David Hanneman, the first full-time employee when the center opened, provided food services for the Polynesian Cultural Center in 1963.  Photo by R. Scott Lloyd.

Article Highlights

  • After visiting Hawaii in 1921, David O. McKay envisioned the nations of the world united as one blood.
  • Other Church leaders later envisioned a Hawaiian facility for cultural performances.
  • Today the large, beautiful, and ethnically rich Polynesian Cultural Center has brought these visions to fruition.

“I’m very grateful for President McKay’s prophecy and the vision of those four men and all those who followed them.”—David Hanneman, the center’s first full-time employee 

Each day around noon, when the Polynesian Cultural Center opens, a ceremony is held at the entrance in which the flags of the United States, the state of Hawaii, and the several island nations represented at the facility are raised.

The ceremony might be regarded as a daily tribute to the vision Elder David O. McKay had in 1921, when he was on a world tour as a member of the Quorum of the Twelve. Visiting a small, Church-owned elementary school in the small temple town of Laie, he was impressed by a flag-raising ceremony by the children at the school, among them Americans, Hawaiians, Japanese, Chinese, and Filipinos.

“The Church of Christ will truly make of all nations one blood,” he recorded in his journal. “May God hasten the day when this is accomplished.”

He saw the fulfillment of that dream with the establishment of the Church College of Hawaii in 1955. Later, Elder Matthew Cowley of the Quorum of the Twelve, in counsel with Edward Clissold, a counselor in the Oahu Stake presidency, and Wendell B. Mendenhall, one of Elder Cowley’s former New Zealand missionaries, envisioned a facility in which the Maori and other islanders could support themselves at the school while singing and dancing for tourists.
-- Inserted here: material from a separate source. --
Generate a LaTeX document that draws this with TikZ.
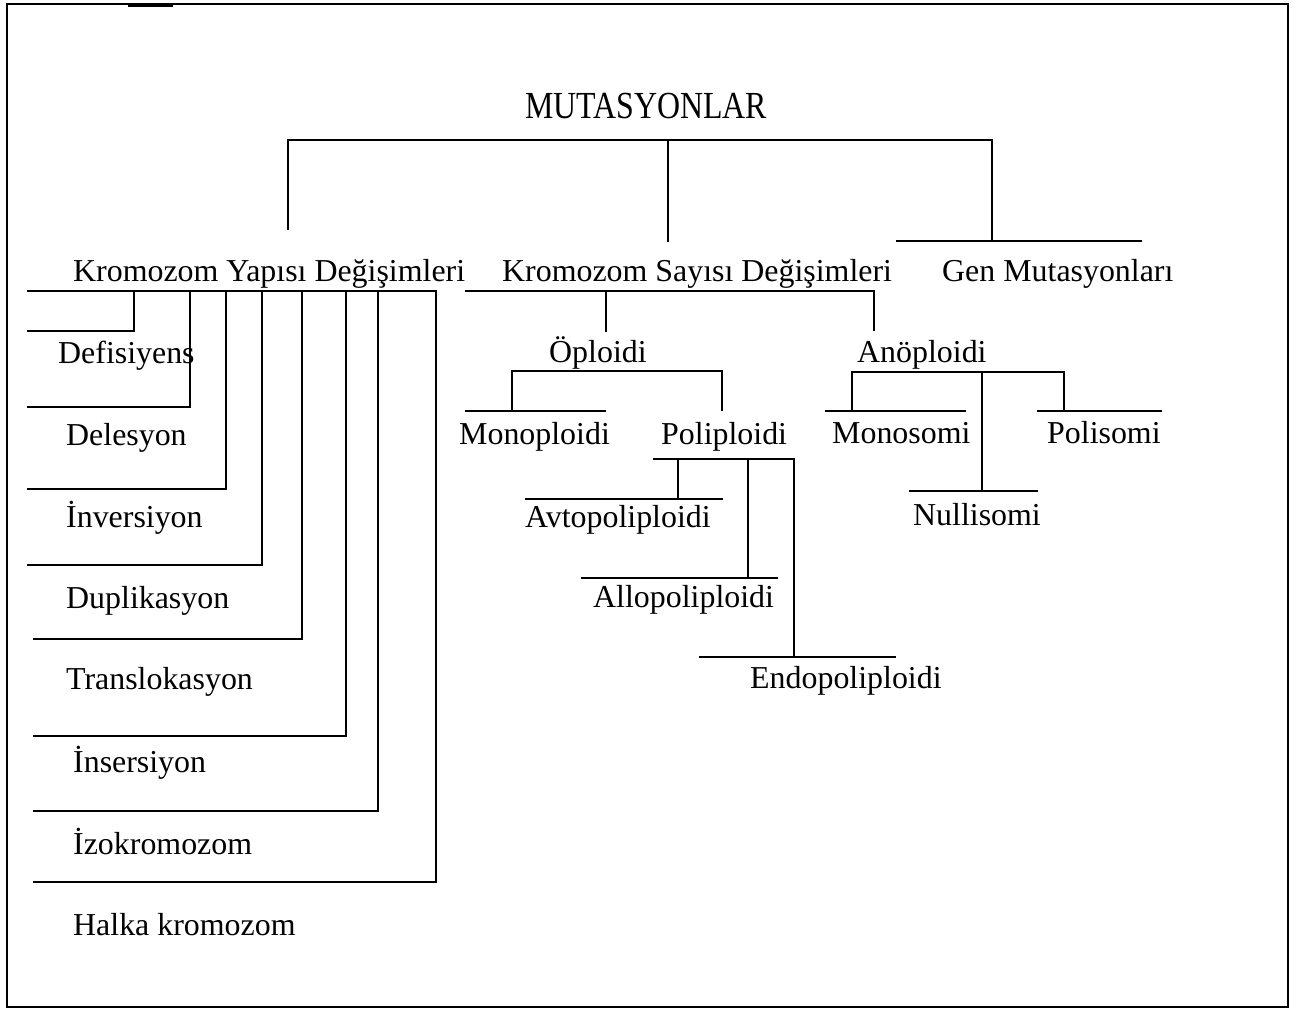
\documentclass[tikz,border=0pt]{standalone}
\usepackage{fontspec}
\usepackage{graphicx}
\setmainfont{Liberation Serif}
\begin{document}
\begin{tikzpicture}[x=1pt,y=-1pt,
  lbl/.style={anchor=base west,inner sep=0pt,font=\fontsize{31.9}{38}\selectfont},
  ln/.style={line width=1.4pt},
  frame/.style={line width=1.6pt}]
\useasboundingbox (0,0) rectangle (1301,1012);
\draw[frame] (7,4) rectangle (1288,1007);
\draw[line width=3pt] (128,5) -- (173,5);

% labels
\node[lbl] (mut) at (525,118) {\scalebox{1}[1.2]{MUTASYONLAR}};
\node[lbl] (kyd) at (73,281) {Kromozom Yapısı Değişimleri};
\node[lbl] (ksd) at (502,281) {Kromozom Sayısı Değişimleri};
\node[lbl] (gen) at (942,281) {Gen Mutasyonları};
\node[lbl] (def) at (58,363) {Defisiyens};
\node[lbl] (del) at (66,445) {Delesyon};
\node[lbl] (inv) at (66,527) {İnversiyon};
\node[lbl] (dup) at (66,608) {Duplikasyon};
\node[lbl] (tra) at (66,689) {Translokasyon};
\node[lbl] (ins) at (73,772) {İnsersiyon};
\node[lbl] (izo) at (73,854) {İzokromozom};
\node[lbl] (hal) at (73,935) {Halka kromozom};
\node[lbl] (opl) at (549,362) {Öploidi};
\node[lbl] (anp) at (857,362) {Anöploidi};
\node[lbl] (mon) at (459,444) {Monoploidi};
\node[lbl] (pol) at (661,444) {Poliploidi};
\node[lbl] (mos) at (832,443) {Monosomi};
\node[lbl] (pos) at (1047,443) {Polisomi};
\node[lbl] (nul) at (913,525) {Nullisomi};
\node[lbl] (avt) at (525,527) {Avtopoliploidi};
\node[lbl] (all) at (593,607) {Allopoliploidi};
\node[lbl] (end) at (750,688) {Endopoliploidi};

% top level
\coordinate (t1) at (288,140); \coordinate (t2) at (668,140); \coordinate (t3) at (992,140);
\coordinate (kydT) at (288,230); \coordinate (ksdT) at (668,242); \coordinate (genT) at (992,241);
\draw[ln] (kydT) -- (t1) -- (t3) -- (genT);
\draw[ln] (t2) -- (ksdT);
\draw[ln] (896,241) -- (1142,241);

% Kromozom Yapisi
\coordinate (y0) at (27,291); \coordinate (y8) at (436,291);
\draw[ln] (y0) -- (y8) -- (436,882) -- (33,882);
\draw[ln] (134,291) -- (134,331) -- (27,331);
\draw[ln] (190,291) -- (190,407) -- (27,407);
\draw[ln] (226,291) -- (226,489) -- (27,489);
\draw[ln] (262,291) -- (262,565) -- (27,565);
\draw[ln] (302,291) -- (302,639) -- (33,639);
\draw[ln] (346,291) -- (346,736) -- (33,736);
\draw[ln] (378,291) -- (378,811) -- (33,811);

% Kromozom Sayisi
\draw[ln] (465,291) -- (874,291) -- (874,331);
\draw[ln] (606,291) -- (606,332);

% Oploidi
\draw[ln] (512,411) -- (512,371) -- (722,371) -- (722,411);
\draw[ln] (465,411) -- (606,411);

% Poliploidi
\draw[ln] (653,459) -- (794,459) -- (794,657);
\draw[ln] (678,459) -- (678,499);
\draw[ln] (748,459) -- (748,578);
\draw[ln] (525,499) -- (723,499);
\draw[ln] (581,578) -- (778,578);
\draw[ln] (699,657) -- (896,657);

% Anoploidi
\draw[ln] (852,411) -- (852,372) -- (1064,372) -- (1064,411);
\draw[ln] (982,372) -- (982,491);
\draw[ln] (825,411) -- (966,411);
\draw[ln] (1037,411) -- (1162,411);
\draw[ln] (909,491) -- (1038,491);
\end{tikzpicture}
\end{document}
“I’m very grateful for President McKay’s prophecy and the vision of those four men and all those who followed them,” said David Hanneman, 87, the center’s first full-time employee. “I had no idea that a center would be as beautiful and as big as it is today.”

Born in Western Samoa in 1926, he became successful in business in the United States before being tapped to bring food services to the center after it was founded in 1963.

With an encyclopedic memory about the center, he remembers the labor missionaries of the Church whose efforts were indispensible to the center’s construction.

Among those was Sione Tulione Pulotu of Tonga. At the 50th anniversary commemoration, he recalled that it was an answer to his personal prayer that he was sent to Hawaii to fulfill his labor mission and work on the center and other projects.

Sione Tulione Pulotu, a 1963 labor missionary, rides a float in the commemorative parade. Church News

He danced at the dedication of the center in 1951. And he danced at the Golden Alumni Show as part of the 50th anniversary commemoration.

“I told people, ‘I danced at the beginning, and this may be my last one,’ ” he said.